TASK STATEMENT
Restate each of the lines below word for word and drop every picture.

_ _ _ _ _

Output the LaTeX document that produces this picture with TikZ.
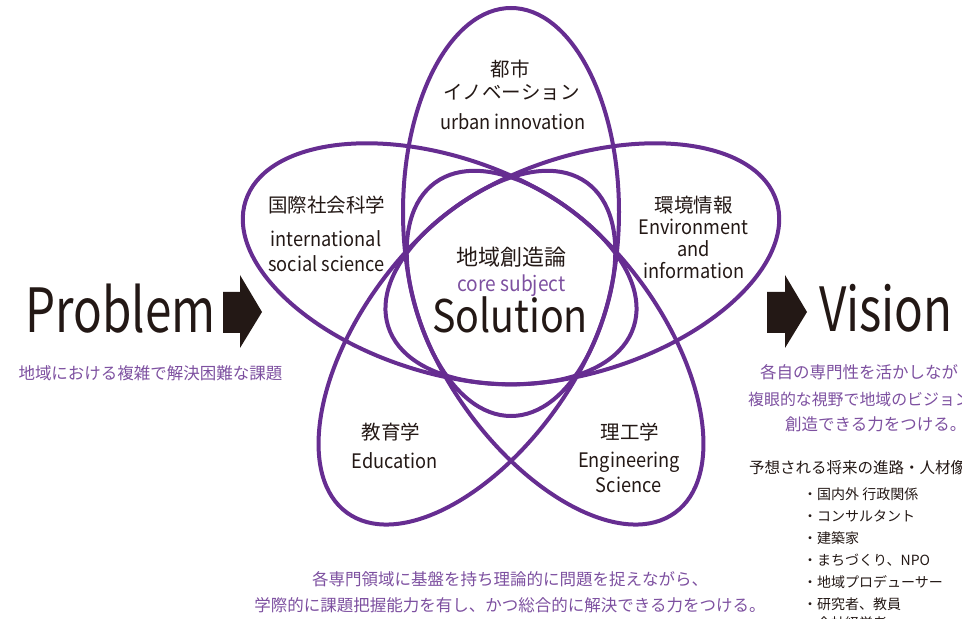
\documentclass[tikz,border=0pt]{standalone}
\usepackage{fontspec}
\setmainfont{Noto Sans CJK JP}
\usepackage{tikz}
\usetikzlibrary{calc}
\definecolor{petalc}{HTML}{662D91}
\definecolor{notec}{HTML}{7D50A0}
\definecolor{inkc}{HTML}{231815}

\begin{document}
\begin{tikzpicture}[x=1pt,y=1pt,
    inner sep=0pt,
    petal/.style={draw=petalc,line width=4pt},
    fieldn/.style={text=inkc,font=\fontsize{19.5}{21.5}\selectfont},
    latinn/.style={text=inkc,font=\fontsize{20}{21.5}\selectfont,anchor=base,xscale=0.91},
    noten/.style={text=notec,font=\fontsize{16.5}{20}\selectfont},
    bign/.style={text=inkc,font=\fontsize{61}{61}\selectfont,anchor=base,xscale=0.78},
    itemn/.style={text=inkc,font=\fontsize{14}{16}\selectfont,anchor=west}]
  \useasboundingbox (0,0) rectangle (962,619);
  \coordinate (C) at (511,332);
  \draw[petal] ($(C)+(90:75)$) ellipse [x radius=204pt, y radius=108pt, rotate=90];
  \draw[petal] ($(C)+(162:75)$) ellipse [x radius=204pt, y radius=108pt, rotate=162];
  \draw[petal] ($(C)+(234:75)$) ellipse [x radius=204pt, y radius=108pt, rotate=234];
  \draw[petal] ($(C)+(306:75)$) ellipse [x radius=204pt, y radius=108pt, rotate=306];
  \draw[petal] ($(C)+(18:75)$) ellipse [x radius=204pt, y radius=108pt, rotate=18];

  \node[fieldn] (urbanj) at (510,550) {都市};
  \node[fieldn] (urbank) at (511.5,527) {イノベーション};
  \node[latinn] (urbane) at (513,489) {urban innovation};
  \node[fieldn] (socj) at (326.5,414) {国際社会科学};
  \node[latinn] (soce1) at (326,372) {international};
  \node[latinn] (soce2) at (326.5,347) {social science};
  \node[fieldn] (envj) at (693.5,414) {環境情報};
  \node[latinn] (enve1) at (693.5,384) {Environment};
  \node[latinn] (enve2) at (693.5,362.3) {and};
  \node[latinn] (enve3) at (694,340.7) {information};
  \node[fieldn] (eduj) at (391,187) {教育学};
  \node[latinn] (edue) at (394.5,150) {Education};
  \node[fieldn] (engj) at (630,187) {理工学};
  \node[latinn] (enge1) at (629,151) {Engineering};
  \node[latinn] (enge2) at (628.5,126) {Science};

  \node[text=inkc,font=\fontsize{22}{24}\selectfont] (corej) at (511,361.5) {地域創造論};
  \node[text=notec,font=\fontsize{21}{24}\selectfont,anchor=base,xscale=0.91] (coree) at (511.5,327) {core subject};
  \node[text=inkc,font=\fontsize{45}{45}\selectfont,anchor=base,xscale=0.875] (solution) at (510,286) {Solution};

  \node[bign] (problem) at (120.5,286) {Problem};
  \fill[inkc] (223,327) -- (240,327) -- (240,344) -- (262,307) -- (240,271) -- (240,286) -- (223,286) -- cycle;
  \node[noten] (probnote) at (150.5,246) {地域における複雑で解決困難な課題};

  \node[bign] (vision) at (886,287) {Vision};
  \fill[inkc] (767,327) -- (785,327) -- (785,344) -- (807,307) -- (785,271) -- (785,286) -- (767,286) -- cycle;
  \node[noten,anchor=west] (visnote1) at (760,247) {各自の専門性を活かしなが};
  \node[noten,anchor=west,font=\fontsize{15.9}{20}\selectfont] (visnote2) at (748,220) {複眼的な視野で地域のビジョン};
  \node[noten,anchor=west] (visnote3) at (785,195) {創造できる力をつける。};

  \node[text=inkc,font=\fontsize{15.5}{18}\selectfont,anchor=west] (career) at (749,151) {予想される将来の進路・人材像};
  \node[itemn] (item1) at (803,125) {・国内外 行政関係};
  \node[itemn] (item2) at (803,103) {・コンサルタント};
  \node[itemn] (item3) at (803,81) {・建築家};
  \node[itemn] (item4) at (803,59) {・まちづくり、NPO};
  \node[itemn] (item5) at (803,37) {・地域プロデューサー};
  \node[itemn] (item6) at (803,15) {・研究者、教員};
  \node[itemn] (item7) at (803,-4) {・会社経営者};

  \node[noten] (aim1) at (510,40) {各専門領域に基盤を持ち理論的に問題を捉えながら、};
  \node[noten] (aim2) at (510,14) {学際的に課題把握能力を有し、かつ総合的に解決できる力をつける。};
\end{tikzpicture}
\end{document}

_ _ _ _ _

WRITTEN ANSWER
Output the LaTeX document that produces this picture with TikZ.
\documentclass[tikz,border=0pt]{standalone}
\usepackage{fontspec}
\setmainfont{Noto Sans CJK JP}
\usepackage{tikz}
\usetikzlibrary{calc}
\definecolor{petalc}{HTML}{662D91}
\definecolor{notec}{HTML}{7D50A0}
\definecolor{inkc}{HTML}{231815}

\begin{document}
\begin{tikzpicture}[x=1pt,y=1pt,
    inner sep=0pt,
    petal/.style={draw=petalc,line width=4pt},
    fieldn/.style={text=inkc,font=\fontsize{19.5}{21.5}\selectfont},
    latinn/.style={text=inkc,font=\fontsize{20}{21.5}\selectfont,anchor=base,xscale=0.91},
    noten/.style={text=notec,font=\fontsize{16.5}{20}\selectfont},
    bign/.style={text=inkc,font=\fontsize{61}{61}\selectfont,anchor=base,xscale=0.78},
    itemn/.style={text=inkc,font=\fontsize{14}{16}\selectfont,anchor=west}]
  \useasboundingbox (0,0) rectangle (962,619);
  \coordinate (C) at (511,332);
  \draw[petal] ($(C)+(90:75)$) ellipse [x radius=204pt, y radius=108pt, rotate=90];
  \draw[petal] ($(C)+(162:75)$) ellipse [x radius=204pt, y radius=108pt, rotate=162];
  \draw[petal] ($(C)+(234:75)$) ellipse [x radius=204pt, y radius=108pt, rotate=234];
  \draw[petal] ($(C)+(306:75)$) ellipse [x radius=204pt, y radius=108pt, rotate=306];
  \draw[petal] ($(C)+(18:75)$) ellipse [x radius=204pt, y radius=108pt, rotate=18];

  \node[fieldn] (urbanj) at (510,550) {都市};
  \node[fieldn] (urbank) at (511.5,527) {イノベーション};
  \node[latinn] (urbane) at (513,489) {urban innovation};
  \node[fieldn] (socj) at (326.5,414) {国際社会科学};
  \node[latinn] (soce1) at (326,372) {international};
  \node[latinn] (soce2) at (326.5,347) {social science};
  \node[fieldn] (envj) at (693.5,414) {環境情報};
  \node[latinn] (enve1) at (693.5,384) {Environment};
  \node[latinn] (enve2) at (693.5,362.3) {and};
  \node[latinn] (enve3) at (694,340.7) {information};
  \node[fieldn] (eduj) at (391,187) {教育学};
  \node[latinn] (edue) at (394.5,150) {Education};
  \node[fieldn] (engj) at (630,187) {理工学};
  \node[latinn] (enge1) at (629,151) {Engineering};
  \node[latinn] (enge2) at (628.5,126) {Science};

  \node[text=inkc,font=\fontsize{22}{24}\selectfont] (corej) at (511,361.5) {地域創造論};
  \node[text=notec,font=\fontsize{21}{24}\selectfont,anchor=base,xscale=0.91] (coree) at (511.5,327) {core subject};
  \node[text=inkc,font=\fontsize{45}{45}\selectfont,anchor=base,xscale=0.875] (solution) at (510,286) {Solution};

  \node[bign] (problem) at (120.5,286) {Problem};
  \fill[inkc] (223,327) -- (240,327) -- (240,344) -- (262,307) -- (240,271) -- (240,286) -- (223,286) -- cycle;
  \node[noten] (probnote) at (150.5,246) {地域における複雑で解決困難な課題};

  \node[bign] (vision) at (886,287) {Vision};
  \fill[inkc] (767,327) -- (785,327) -- (785,344) -- (807,307) -- (785,271) -- (785,286) -- (767,286) -- cycle;
  \node[noten,anchor=west] (visnote1) at (760,247) {各自の専門性を活かしなが};
  \node[noten,anchor=west,font=\fontsize{15.9}{20}\selectfont] (visnote2) at (748,220) {複眼的な視野で地域のビジョン};
  \node[noten,anchor=west] (visnote3) at (785,195) {創造できる力をつける。};

  \node[text=inkc,font=\fontsize{15.5}{18}\selectfont,anchor=west] (career) at (749,151) {予想される将来の進路・人材像};
  \node[itemn] (item1) at (803,125) {・国内外 行政関係};
  \node[itemn] (item2) at (803,103) {・コンサルタント};
  \node[itemn] (item3) at (803,81) {・建築家};
  \node[itemn] (item4) at (803,59) {・まちづくり、NPO};
  \node[itemn] (item5) at (803,37) {・地域プロデューサー};
  \node[itemn] (item6) at (803,15) {・研究者、教員};
  \node[itemn] (item7) at (803,-4) {・会社経営者};

  \node[noten] (aim1) at (510,40) {各専門領域に基盤を持ち理論的に問題を捉えながら、};
  \node[noten] (aim2) at (510,14) {学際的に課題把握能力を有し、かつ総合的に解決できる力をつける。};
\end{tikzpicture}
\end{document}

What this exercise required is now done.